Police in the northern city of Hai Phong have proposed that another official be held liable for the controversial illegal land revocation case which erupted in violence early last year.
Hai Phong police have asked that Le Van Hien, former chairman of Tien Lang District, be charged with "irresponsibility which caused serious consequences" for letting his subordinates carry out the revocation in early January 2012 that was later deemed illegal, according to a Tien Phong report.
Hien was suspended in February after the violent incident made headlines nationwide, but was later reinstated and transferred to the district Department of the Interior last April.
On January 5, in a highly unusual move, some 100 local police officers and soldiers of Tien Lang District stormed the house of Doan Van Vuon to force him to return the land where he and his family had been living and working for decades.
Vuon and his family resisted the forced evacuation using improvised shotguns and homemade mines, injuring six policemen and soldiers in the process.
Subsequently, Vietnam's Prime Minister determined the revocation had indeed violated the country's land laws, adding that it also had been carried out improperly in both terms of the size of the force that was used, and the decision to raze two houses belonging to Vuon's family.
District authorities allocated 21 hectares of swampland to Vuon in 1993 to develop aquaculture farms, as part of the local government's plan to reclaim the wasteland in the district; they gave him an additional 19.3 hectares in 1997.
In Vietnam, all land is owned by the state and people are issued land use rights.
Vietnamese land laws established in 1993 stipulated that all farmland would be allocated for short term crops and fish farming nationwide for 20 years.
The 2003 Land Law allowed the allocation to be extended for farmers who were using the land for its intended agricultural purposes.

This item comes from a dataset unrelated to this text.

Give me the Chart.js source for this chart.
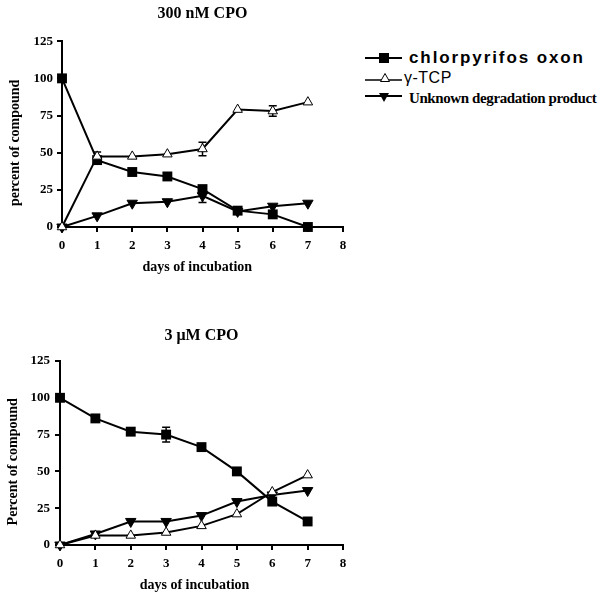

Colonel Pham Duy Dien, chief of staff and spokesperson for the Hai Phong police, said on Monday that Hien's case will be merged with the ongoing probe of his four subordinates, who all face charges of "destroying property" for their direct role in the revocation and ordering the destruction of the farmers' houses.
Of the four, Nguyen Van Khanh, a former district vice chairman, has been under arrest since late October while the three lower-ranking officials remain at large.
Khanh's family has lodged complaints to relevant Hai Phong and central government agencies, claiming it is unfair that he was arrested while higher-ranking district officials Hien and Party head Bui Huu Nghia, have been spared prosecution in the high-profile case.
Nghia claimed said he was unaware of the revocation plan and has been cleared of any wrongdoing.
As for the farmers who resisted the revocation with arms, the Hai Phong police demanded late last month that Vuon, 50, the leader of the resistance, his two brothers, and his nephew all be charged with attempted murder, a crime which carries a punishment 70-80 percent as harsh as what they would face had they killed the officers they only injured.
The four farmers have been detained since January.
Vuon and the wife of one of his brothers are to be charged with "obstructing officials' mission." The police have issued a warrant for two other men who fled after the showdown with the authorities.
The case has caused disagreement among legal experts in Vietnam. Some have suggested that there's no evidence proving that the farmers planned or intended to commit murder, and that furthermore, since that the revocation has been classified as illegal, they should not be charged with resisting an official mission,.